France is watching the Royal Navy decline with mounting strategic unease. Once Europe’s undisputed maritime master, Britain’s naval strength has eroded through decommissioning cycles, budget constraints, and delayed ship construction programmes. This shift reshapes the continent’s power balance in ways few predicted a decade ago.
The Historical Context: Centuries of Naval Rivalry
The Royal Navy and French Navy have defined European maritime dominance for over three centuries. From the Napoleonic Wars through the Cold War, Britain maintained naval superiority through technological innovation and sustained fleet investment. This competition forged the identity of both nations. Today, that dynamic has fundamentally inverted—a development that concerns French strategists, who understand that unchallenged supremacy brings its own geopolitical complications.
Historically, naval power translated directly into political leverage.
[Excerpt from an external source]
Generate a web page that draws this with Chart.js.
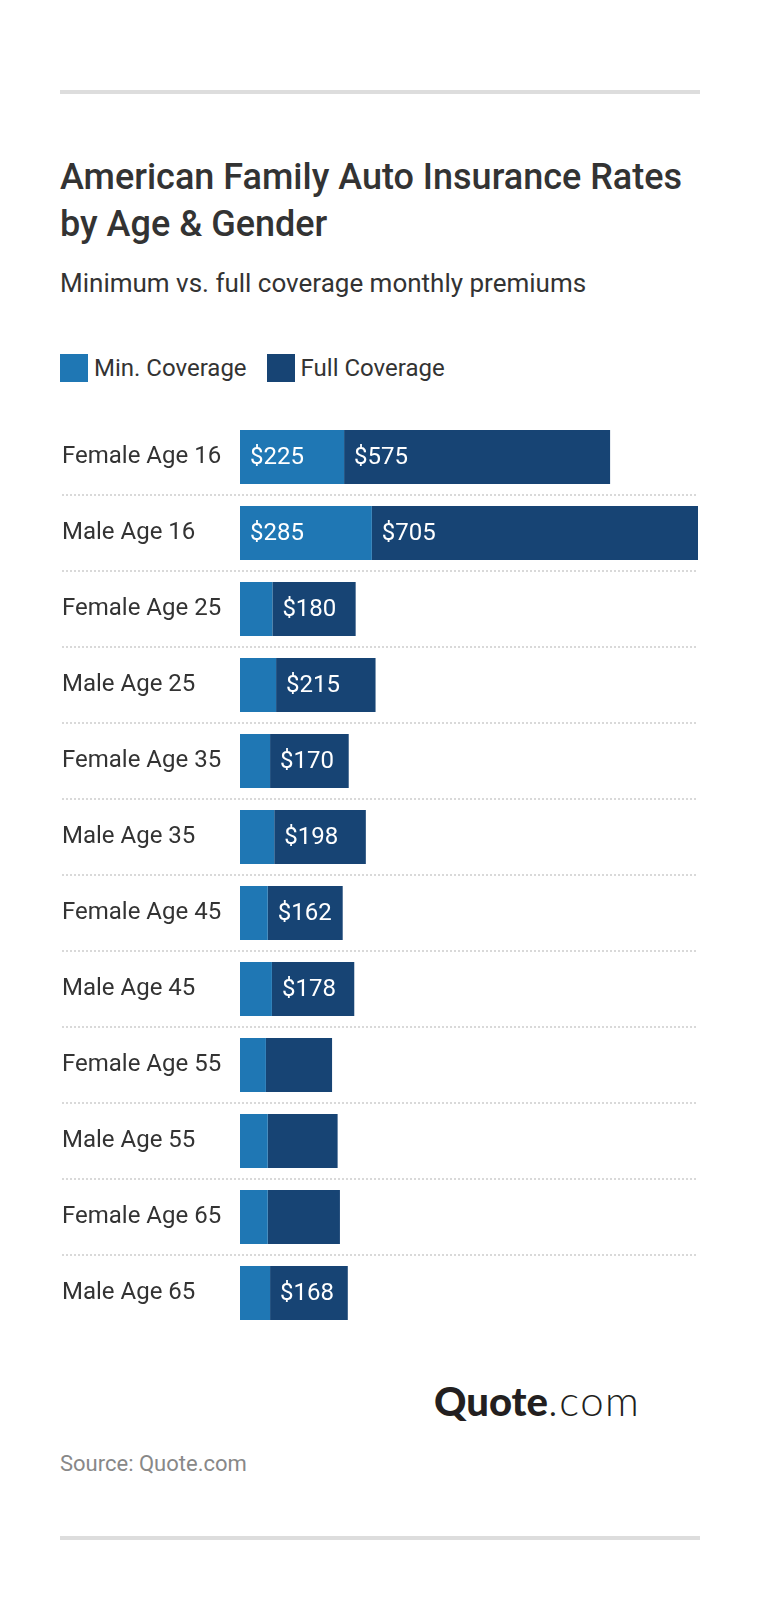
<!DOCTYPE html>
<html>
<head>
<meta charset="utf-8">
<script src="https://cdn.jsdelivr.net/npm/chart.js@4/dist/chart.umd.min.js"></script>
<style>
  html, body { margin: 0; padding: 0; background: #fff; }
  body { width: 760px; height: 1618px; position: relative; font-family: Roboto, "Noto Sans", sans-serif; color: #333; }
  .rule { position: absolute; left: 60px; width: 640px; height: 4px; background: #dddddd; }
  #title { position: absolute; left: 60px; top: 154px; font-size: 36px; font-weight: 500; line-height: 47px; color: #333; }
  #subtitle { position: absolute; left: 60px; top: 268px; font-size: 26px; line-height: 30px; color: #333; }
  #legend { position: absolute; left: 60px; top: 354px; display: flex; align-items: center; font-size: 24px; color: #333; }
  #legend .sw { width: 28px; height: 28px; display: inline-block; margin-right: 6px; }
  #legend .item { display: flex; align-items: center; margin-right: 20px; }
  #chartBox { position: absolute; left: 0; top: 419px; width: 760px; height: 912px; }
  #logo { position: absolute; left: 434px; top: 1378px; font-family: Lato, sans-serif; font-size: 40px; line-height: 44px; color: #231f20; }
  #logo b { font-weight: 900; }
  #logo span { font-weight: 300; font-size: 42px; letter-spacing: 1.5px; }
  #source { position: absolute; left: 60px; top: 1451px; font-size: 22px; line-height: 26px; color: #888; }
</style>
</head>
<body>
<div class="rule" style="top:90px"></div>
<div id="title">American Family Auto Insurance Rates<br>by Age &amp; Gender</div>
<div id="subtitle">Minimum vs. full coverage monthly premiums</div>
<div id="legend"></div>
<div id="chartBox"><canvas id="chart" width="760" height="912"></canvas></div>
<div id="logo"><b>Quote</b><span>.com</span></div>
<div id="source">Source: Quote.com</div>
<div class="rule" style="top:1536px"></div>

<script>
var categories = ['Female Age 16', 'Male Age 16', 'Female Age 25', 'Male Age 25',
    'Female Age 35', 'Male Age 35', 'Female Age 45', 'Male Age 45',
    'Female Age 55', 'Male Age 55', 'Female Age 65', 'Male Age 65'];
var minCoverage = [225, 285, 70, 78, 65, 74, 60, 69, 56, 60, 60, 65];
var fullCoverage = [575, 705, 180, 215, 170, 198, 162, 178, 143, 151, 156, 168];
var seriesNames = ['Min. Coverage', 'Full Coverage'];
var seriesColors = ['#1f77b4', '#174474'];
// values below these are left without a label (as in the original)
var labelMin = [100, 160];

// legend
var legend = document.getElementById('legend');
for (var s = 0; s < seriesNames.length; s++) {
    var item = document.createElement('div');
    item.className = 'item';
    item.innerHTML = '<span class="sw" style="background:' + seriesColors[s] + '"></span>' + seriesNames[s];
    legend.appendChild(item);
}

var totals = minCoverage.map(function(v, i) { return v + fullCoverage[i]; });

// dotted lines between rows
var separators = {
    id: 'separators',
    beforeDatasetsDraw: function(chart) {
        var ctx = chart.ctx;
        var y = chart.scales.y;
        ctx.save();
        ctx.strokeStyle = '#d9d9d9';
        ctx.lineWidth = 2;
        ctx.setLineDash([2, 2]);
        for (var i = 1; i < categories.length; i++) {
            var py = Math.round((y.getPixelForValue(i - 1) + y.getPixelForValue(i)) / 2);
            ctx.beginPath();
            ctx.moveTo(62, py);
            ctx.lineTo(chart.chartArea.right, py);
            ctx.stroke();
        }
        ctx.restore();
    }
};

// "$225" style labels inside the bar segments
var valueLabels = {
    id: 'valueLabels',
    afterDatasetsDraw: function(chart) {
        var ctx = chart.ctx;
        ctx.save();
        ctx.font = '400 24px Roboto';
        ctx.fillStyle = '#ffffff';
        ctx.textAlign = 'left';
        ctx.textBaseline = 'middle';
        chart.data.datasets.forEach(function(ds, di) {
            var meta = chart.getDatasetMeta(di);
            meta.data.forEach(function(bar, i) {
                var v = ds.data[i];
                if (v < labelMin[di]) return;
                var left = Math.min(bar.base, bar.x);
                ctx.fillText('$' + v, left + 10, bar.y + 1);
            });
        });
        ctx.restore();
    }
};

var chart = new Chart(document.getElementById('chart').getContext('2d'), {
    type: 'bar',
    data: {
        labels: categories,
        datasets: [
            { label: seriesNames[0], data: minCoverage, backgroundColor: seriesColors[0] },
            { label: seriesNames[1], data: fullCoverage, backgroundColor: seriesColors[1] }
        ]
    },
    options: {
        indexAxis: 'y',
        responsive: false,
        animation: false,
        events: [],
        layout: { padding: { left: 62, right: 62, top: 0, bottom: 0 } },
        datasets: { bar: { barPercentage: 0.71, categoryPercentage: 1, borderWidth: 0 } },
        plugins: { legend: { display: false }, tooltip: { enabled: false } },
        scales: {
            x: {
                stacked: true,
                display: false,
                min: 0,
                max: Math.max.apply(null, totals)
            },
            y: {
                stacked: true,
                grid: { display: false },
                border: { display: false },
                afterFit: function(scale) {
                    scale.width = 178;
                    scale.paddingTop = 0;
                    scale.paddingBottom = 0;
                },
                ticks: {
                    crossAlign: 'far',
                    color: '#333333',
                    font: { family: 'Roboto', size: 24 }
                }
            }
        }
    },
    plugins: [separators, valueLabels]
});
</script>
</body>
</html>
Control of sea lanes, power projection capabilities, and strategic deterrence depended on maintaining a credible fleet. The Royal Navy’s decline is therefore not merely a military statistic; it represents a recalibration of European authority structures and influence patterns across maritime theatres from the Mediterranean to the Atlantic.
The Current State of the Royal Navy
The Royal Navy operates approximately 66 commissioned vessels, including one operational aircraft carrier, the HMS Queen Elizabeth. The second carrier, HMS Prince of Wales, has experienced significant maintenance delays and cost overruns. Current plans target maintaining this force structure, yet budget pressures and extended procurement timelines have created persistent gaps between intended and actual capabilities.
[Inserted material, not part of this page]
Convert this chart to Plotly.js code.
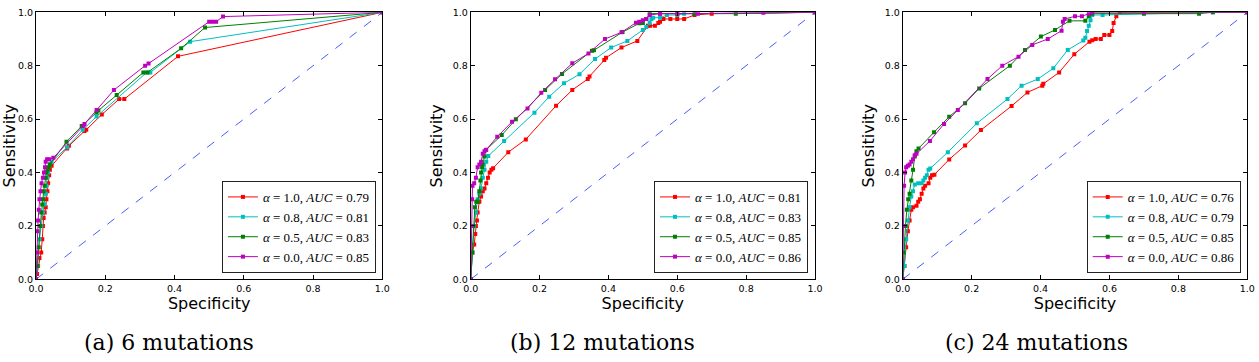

The British submarine fleet, once a symbol of technological prowess, faces modernisation challenges. The transition from Vanguard-class to Dreadnought-class ballistic missile submarines has encountered delays and cost inflation. Meanwhile, the attack submarine force remains relatively small compared to historical levels, with the navy struggling to maintain continuous deployment patterns across critical regions.
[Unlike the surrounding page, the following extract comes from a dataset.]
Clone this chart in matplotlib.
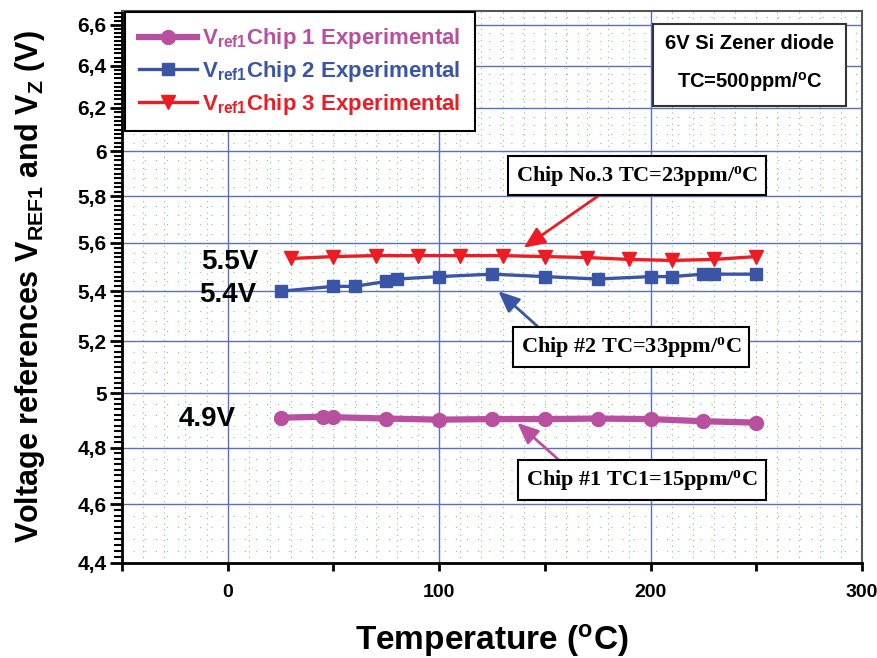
import numpy as np
import matplotlib
matplotlib.use('Agg')
import matplotlib.pyplot as plt
from matplotlib import font_manager
from matplotlib.ticker import FixedLocator, FuncFormatter, NullFormatter, MultipleLocator

# data
t_chip1 = [25, 45, 50, 75, 100, 125, 150, 175, 200, 225, 250]
v_chip1 = [4.909, 4.913, 4.911, 4.906, 4.902, 4.904, 4.904, 4.906, 4.904, 4.896, 4.891]

t_chip2 = [25, 50, 60, 75, 80, 100, 125, 150, 175, 200, 210, 225, 230, 250]
v_chip2 = [5.40, 5.42, 5.42, 5.44, 5.45, 5.46, 5.47, 5.46, 5.45, 5.46, 5.46, 5.47, 5.47, 5.47]

t_chip3 = [30, 50, 70, 90, 110, 130, 150, 170, 190, 210, 230, 250]
v_chip3 = [5.535, 5.543, 5.547, 5.547, 5.547, 5.547, 5.543, 5.539, 5.531, 5.527, 5.531, 5.543]

y_ticks = [4.4, 4.6, 4.8, 5.0, 5.2, 5.4, 5.6, 5.8, 6.0, 6.2, 6.4, 6.6]

pink = '#b94f9f'
blue = '#3b55a6'
red = '#ed1c24'

names = {f.name for f in font_manager.fontManager.ttflist}
narrow = 'Liberation Sans Narrow' if 'Liberation Sans Narrow' in names else 'Liberation Sans'
plt.rcParams['font.family'] = ['Liberation Sans', 'DejaVu Sans']
plt.rcParams['font.weight'] = 'bold'

fig = plt.figure(figsize=(8.77, 6.58), dpi=100)
ax = fig.add_axes([0.1391, 0.1444, 0.8438, 0.8389])
ax.set_yscale('log')
ax.set_xlim(-50, 300)
ax.set_ylim(4.4, 6.67)

# grid: green dotted mesh + blue major lines
for x in np.arange(-50, 301, 10):
    ax.axvline(x, color='#7fcc7f', lw=0.8, ls=(0, (1, 4)), zorder=0)
for y in np.arange(4.44, 6.66, 0.04):
    ax.axhline(y, color='#7fcc7f', lw=0.8, ls=(0, (1, 9)), zorder=0)
for x in [0, 100, 200]:
    ax.axvline(x, color='#5a6fc0', lw=1.0, zorder=0.5)
for y in y_ticks[1:]:
    ax.axhline(y, color='#5a6fc0', lw=1.0, zorder=0.5)

ax.plot(t_chip1, v_chip1, '-o', color=pink, lw=4.5, ms=10,
        label=r'$\mathregular{V_{ref1}}$Chip 1 Experimental', zorder=3)
ax.plot(t_chip2, v_chip2, '-s', color=blue, lw=2.4, ms=8.5,
        label=r'$\mathregular{V_{ref1}}$Chip 2 Experimental', zorder=3)
ax.plot(t_chip3, v_chip3, '-v', color=red, lw=2.4, ms=10.5,
        label=r'$\mathregular{V_{ref1}}$Chip 3 Experimental', zorder=3)

# axes styling
ax.yaxis.set_major_locator(FixedLocator(y_ticks))
ax.yaxis.set_minor_locator(FixedLocator(np.arange(4.4, 6.67, 0.02)))
def yfmt(v, pos):
    s = f'{v:.1f}'
    if s.endswith('.0'):
        s = s[:-2]
    return s.replace('.', ',')
ax.yaxis.set_major_formatter(FuncFormatter(yfmt))
ax.yaxis.set_minor_formatter(NullFormatter())
ax.xaxis.set_major_locator(MultipleLocator(50))
ax.xaxis.set_major_formatter(FuncFormatter(lambda v, p: f'{int(v)}' if v % 100 == 0 else ''))

ax.tick_params(axis='y', which='major', direction='out', length=9, width=2, pad=2, labelsize=15)
ax.tick_params(axis='y', which='minor', direction='out', length=5.5, width=1.5)
ax.tick_params(axis='x', which='major', direction='out', length=6, width=2, pad=9, labelsize=14)
for lab in ax.get_xticklabels():
    lab.set_fontfamily(narrow)
    lab.set_fontweight('bold')
for lab in ax.get_yticklabels():
    lab.set_fontweight('bold')

for s in ['left', 'bottom']:
    ax.spines[s].set_linewidth(2)
    ax.spines[s].set_color('black')
for s in ['top', 'right']:
    ax.spines[s].set_linewidth(1.5)
    ax.spines[s].set_color('#555555')

ax.set_xlabel(r'Temperature ($\mathregular{^o}$C)', fontsize=24, fontweight='bold',
              fontfamily=narrow, labelpad=15)
ax.set_ylabel(r'Voltage references $\mathregular{V_{REF1}}$ and $\mathregular{V_Z}$ (V)',
              fontsize=22, fontweight='bold', labelpad=22)

leg = ax.legend(loc='upper left', bbox_to_anchor=(0.1425, 0.982), bbox_transform=fig.transFigure,
                borderaxespad=0, fancybox=False, edgecolor='black', framealpha=1,
                fontsize=16, handlelength=2.6, handletextpad=0.2, labelspacing=0.35,
                borderpad=0.65)
leg.get_frame().set_linewidth(1.5)
for txt, c in zip(leg.get_texts(), [pink, blue, red]):
    txt.set_color(c)
    txt.set_fontweight('bold')
leg.set_zorder(5)

# voltage labels
ax.text(1, 5.52, '5.5V', fontsize=20, fontweight='bold', ha='center', va='center', zorder=4)
ax.text(0, 5.385, '5.4V', fontsize=20, fontweight='bold', ha='center', va='center', zorder=4)
ax.text(-9.5, 4.906, '4.9V', fontsize=20, fontweight='bold', ha='center', va='center', zorder=4)

# info box
fig.text(0.855, 0.903, '6V Si Zener diode\n\n' + r'TC=500ppm/$\mathregular{^o}$C',
         fontsize=14.5, fontweight='bold', ha='center', va='center', linespacing=0.95,
         bbox=dict(boxstyle='square,pad=0.6', fc='white', ec='#333333', lw=1.5), zorder=6)

# annotations with arrows
serif = ['Liberation Serif', 'DejaVu Serif']
ann = [
    ('Chip No.3 TC=23ppm/$\\mathregular{^o}$C', (140, 5.58), (0.726, 0.733), red, (0.39, 0)),
    ('Chip #2 TC=33ppm/$\\mathregular{^o}$C', (128, 5.40), (0.7195, 0.4726), blue, (0.12, 1)),
    ('Chip #1 TC1=15ppm/$\\mathregular{^o}$C', (137, 4.89), (0.732, 0.2705), pink, (0.18, 1)),
]
for txt, xy, xyt, c, rp in ann:
    ax.annotate(txt, xy=xy, xytext=xyt, textcoords='figure fraction',
                fontsize=16, fontweight='bold', fontfamily=serif, ha='center', va='center',
                bbox=dict(boxstyle='square,pad=0.35', fc='white', ec='black', lw=1.5),
                arrowprops=dict(arrowstyle='-|>,head_length=0.8,head_width=0.35', color=c,
                                lw=2, relpos=rp, shrinkA=0, shrinkB=0),
                zorder=6)

fig.savefig('out.png', dpi=100)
Fleet Composition Challenges
The Royal Navy’s frigates and destroyers represent the backbone of surface operations. However, maintenance schedules frequently reduce the number of ships available for immediate deployment. The Type 45 destroyers, advanced when introduced, now require significant upgrade programmes. The newer Type 26 frigates are entering service slower than anticipated, leaving gaps in anti-submarine and general-purpose capabilities during the transition period.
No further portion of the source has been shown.